[Input records]:
:::::

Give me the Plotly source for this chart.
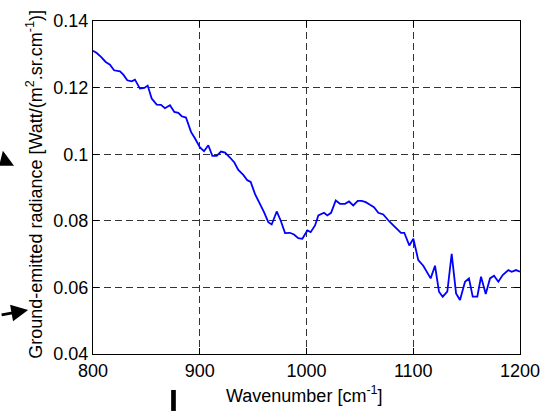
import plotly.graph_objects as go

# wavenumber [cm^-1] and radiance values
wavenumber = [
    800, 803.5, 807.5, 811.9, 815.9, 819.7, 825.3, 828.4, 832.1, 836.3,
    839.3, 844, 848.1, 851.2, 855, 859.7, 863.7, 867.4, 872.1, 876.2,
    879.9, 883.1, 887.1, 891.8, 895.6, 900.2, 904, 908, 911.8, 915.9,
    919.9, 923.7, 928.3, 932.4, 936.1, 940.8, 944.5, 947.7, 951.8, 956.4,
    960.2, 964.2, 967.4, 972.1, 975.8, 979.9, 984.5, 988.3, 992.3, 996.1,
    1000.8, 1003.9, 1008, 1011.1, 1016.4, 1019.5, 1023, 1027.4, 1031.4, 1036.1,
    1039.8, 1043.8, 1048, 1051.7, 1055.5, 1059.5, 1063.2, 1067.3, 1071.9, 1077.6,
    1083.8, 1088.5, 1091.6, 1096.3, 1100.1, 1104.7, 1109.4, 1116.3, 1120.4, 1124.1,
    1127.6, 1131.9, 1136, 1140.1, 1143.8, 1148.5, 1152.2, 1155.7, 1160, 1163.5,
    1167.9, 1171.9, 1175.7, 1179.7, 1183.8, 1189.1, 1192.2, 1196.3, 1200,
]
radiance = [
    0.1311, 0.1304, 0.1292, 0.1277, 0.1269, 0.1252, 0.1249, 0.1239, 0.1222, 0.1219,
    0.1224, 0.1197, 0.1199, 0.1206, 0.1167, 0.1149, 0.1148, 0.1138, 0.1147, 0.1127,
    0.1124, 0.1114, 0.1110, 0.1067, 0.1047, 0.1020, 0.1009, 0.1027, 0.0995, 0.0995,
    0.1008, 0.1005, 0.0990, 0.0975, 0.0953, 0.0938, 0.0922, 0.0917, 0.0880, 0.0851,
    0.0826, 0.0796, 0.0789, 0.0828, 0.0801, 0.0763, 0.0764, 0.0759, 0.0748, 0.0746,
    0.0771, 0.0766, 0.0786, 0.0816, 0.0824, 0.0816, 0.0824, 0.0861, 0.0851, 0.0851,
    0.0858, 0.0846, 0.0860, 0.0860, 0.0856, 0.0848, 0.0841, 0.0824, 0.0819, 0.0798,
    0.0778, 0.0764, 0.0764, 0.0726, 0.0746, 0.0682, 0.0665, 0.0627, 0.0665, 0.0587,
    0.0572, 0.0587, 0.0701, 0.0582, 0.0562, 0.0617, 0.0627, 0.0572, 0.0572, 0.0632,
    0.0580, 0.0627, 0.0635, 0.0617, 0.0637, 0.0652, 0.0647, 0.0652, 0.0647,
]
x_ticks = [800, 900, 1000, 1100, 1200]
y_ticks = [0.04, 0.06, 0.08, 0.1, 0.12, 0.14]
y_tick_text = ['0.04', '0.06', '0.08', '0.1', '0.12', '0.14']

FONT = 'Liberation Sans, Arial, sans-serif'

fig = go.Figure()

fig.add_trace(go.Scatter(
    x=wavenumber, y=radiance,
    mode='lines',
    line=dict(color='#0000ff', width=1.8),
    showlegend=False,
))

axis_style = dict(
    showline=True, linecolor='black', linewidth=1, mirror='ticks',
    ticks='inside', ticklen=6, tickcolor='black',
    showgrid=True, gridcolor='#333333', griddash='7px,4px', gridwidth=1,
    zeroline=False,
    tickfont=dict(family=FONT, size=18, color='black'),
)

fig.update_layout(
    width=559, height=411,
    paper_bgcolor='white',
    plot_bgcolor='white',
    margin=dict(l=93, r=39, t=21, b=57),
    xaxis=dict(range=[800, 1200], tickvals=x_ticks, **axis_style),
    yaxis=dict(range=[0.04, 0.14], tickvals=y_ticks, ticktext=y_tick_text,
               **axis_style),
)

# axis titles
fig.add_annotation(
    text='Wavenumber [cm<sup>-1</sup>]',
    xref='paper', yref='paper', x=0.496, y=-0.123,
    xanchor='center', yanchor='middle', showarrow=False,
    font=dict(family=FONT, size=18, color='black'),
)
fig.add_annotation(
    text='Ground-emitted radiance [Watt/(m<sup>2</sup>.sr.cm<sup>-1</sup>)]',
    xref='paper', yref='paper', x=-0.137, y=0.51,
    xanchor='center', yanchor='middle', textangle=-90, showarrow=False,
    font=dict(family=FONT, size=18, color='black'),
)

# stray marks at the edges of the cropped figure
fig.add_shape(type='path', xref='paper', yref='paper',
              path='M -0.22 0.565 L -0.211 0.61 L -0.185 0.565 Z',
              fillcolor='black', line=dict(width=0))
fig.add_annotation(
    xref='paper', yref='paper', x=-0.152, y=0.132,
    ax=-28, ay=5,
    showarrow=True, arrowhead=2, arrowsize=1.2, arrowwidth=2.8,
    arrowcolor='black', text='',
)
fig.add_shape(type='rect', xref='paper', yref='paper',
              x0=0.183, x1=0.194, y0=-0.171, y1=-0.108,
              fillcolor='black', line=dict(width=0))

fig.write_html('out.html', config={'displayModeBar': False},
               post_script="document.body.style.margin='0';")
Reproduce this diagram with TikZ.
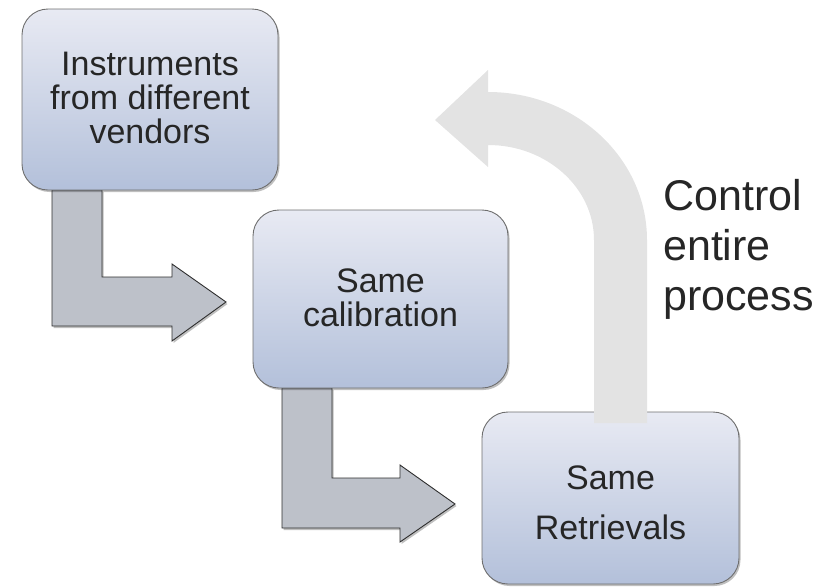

:::::

[What this task involves]:
Pictures in the data above should not be copied; transcribe everything else exactly.

[The completed task]:
Give me the Plotly source for this chart.
import plotly.graph_objects as go

# wavenumber [cm^-1] and radiance values
wavenumber = [
    800, 803.5, 807.5, 811.9, 815.9, 819.7, 825.3, 828.4, 832.1, 836.3,
    839.3, 844, 848.1, 851.2, 855, 859.7, 863.7, 867.4, 872.1, 876.2,
    879.9, 883.1, 887.1, 891.8, 895.6, 900.2, 904, 908, 911.8, 915.9,
    919.9, 923.7, 928.3, 932.4, 936.1, 940.8, 944.5, 947.7, 951.8, 956.4,
    960.2, 964.2, 967.4, 972.1, 975.8, 979.9, 984.5, 988.3, 992.3, 996.1,
    1000.8, 1003.9, 1008, 1011.1, 1016.4, 1019.5, 1023, 1027.4, 1031.4, 1036.1,
    1039.8, 1043.8, 1048, 1051.7, 1055.5, 1059.5, 1063.2, 1067.3, 1071.9, 1077.6,
    1083.8, 1088.5, 1091.6, 1096.3, 1100.1, 1104.7, 1109.4, 1116.3, 1120.4, 1124.1,
    1127.6, 1131.9, 1136, 1140.1, 1143.8, 1148.5, 1152.2, 1155.7, 1160, 1163.5,
    1167.9, 1171.9, 1175.7, 1179.7, 1183.8, 1189.1, 1192.2, 1196.3, 1200,
]
radiance = [
    0.1311, 0.1304, 0.1292, 0.1277, 0.1269, 0.1252, 0.1249, 0.1239, 0.1222, 0.1219,
    0.1224, 0.1197, 0.1199, 0.1206, 0.1167, 0.1149, 0.1148, 0.1138, 0.1147, 0.1127,
    0.1124, 0.1114, 0.1110, 0.1067, 0.1047, 0.1020, 0.1009, 0.1027, 0.0995, 0.0995,
    0.1008, 0.1005, 0.0990, 0.0975, 0.0953, 0.0938, 0.0922, 0.0917, 0.0880, 0.0851,
    0.0826, 0.0796, 0.0789, 0.0828, 0.0801, 0.0763, 0.0764, 0.0759, 0.0748, 0.0746,
    0.0771, 0.0766, 0.0786, 0.0816, 0.0824, 0.0816, 0.0824, 0.0861, 0.0851, 0.0851,
    0.0858, 0.0846, 0.0860, 0.0860, 0.0856, 0.0848, 0.0841, 0.0824, 0.0819, 0.0798,
    0.0778, 0.0764, 0.0764, 0.0726, 0.0746, 0.0682, 0.0665, 0.0627, 0.0665, 0.0587,
    0.0572, 0.0587, 0.0701, 0.0582, 0.0562, 0.0617, 0.0627, 0.0572, 0.0572, 0.0632,
    0.0580, 0.0627, 0.0635, 0.0617, 0.0637, 0.0652, 0.0647, 0.0652, 0.0647,
]
x_ticks = [800, 900, 1000, 1100, 1200]
y_ticks = [0.04, 0.06, 0.08, 0.1, 0.12, 0.14]
y_tick_text = ['0.04', '0.06', '0.08', '0.1', '0.12', '0.14']

FONT = 'Liberation Sans, Arial, sans-serif'

fig = go.Figure()

fig.add_trace(go.Scatter(
    x=wavenumber, y=radiance,
    mode='lines',
    line=dict(color='#0000ff', width=1.8),
    showlegend=False,
))

axis_style = dict(
    showline=True, linecolor='black', linewidth=1, mirror='ticks',
    ticks='inside', ticklen=6, tickcolor='black',
    showgrid=True, gridcolor='#333333', griddash='7px,4px', gridwidth=1,
    zeroline=False,
    tickfont=dict(family=FONT, size=18, color='black'),
)

fig.update_layout(
    width=559, height=411,
    paper_bgcolor='white',
    plot_bgcolor='white',
    margin=dict(l=93, r=39, t=21, b=57),
    xaxis=dict(range=[800, 1200], tickvals=x_ticks, **axis_style),
    yaxis=dict(range=[0.04, 0.14], tickvals=y_ticks, ticktext=y_tick_text,
               **axis_style),
)

# axis titles
fig.add_annotation(
    text='Wavenumber [cm<sup>-1</sup>]',
    xref='paper', yref='paper', x=0.496, y=-0.123,
    xanchor='center', yanchor='middle', showarrow=False,
    font=dict(family=FONT, size=18, color='black'),
)
fig.add_annotation(
    text='Ground-emitted radiance [Watt/(m<sup>2</sup>.sr.cm<sup>-1</sup>)]',
    xref='paper', yref='paper', x=-0.137, y=0.51,
    xanchor='center', yanchor='middle', textangle=-90, showarrow=False,
    font=dict(family=FONT, size=18, color='black'),
)

# stray marks at the edges of the cropped figure
fig.add_shape(type='path', xref='paper', yref='paper',
              path='M -0.22 0.565 L -0.211 0.61 L -0.185 0.565 Z',
              fillcolor='black', line=dict(width=0))
fig.add_annotation(
    xref='paper', yref='paper', x=-0.152, y=0.132,
    ax=-28, ay=5,
    showarrow=True, arrowhead=2, arrowsize=1.2, arrowwidth=2.8,
    arrowcolor='black', text='',
)
fig.add_shape(type='rect', xref='paper', yref='paper',
              x0=0.183, x1=0.194, y0=-0.171, y1=-0.108,
              fillcolor='black', line=dict(width=0))

fig.write_html('out.html', config={'displayModeBar': False},
               post_script="document.body.style.margin='0';")
Reproduce this diagram with TikZ.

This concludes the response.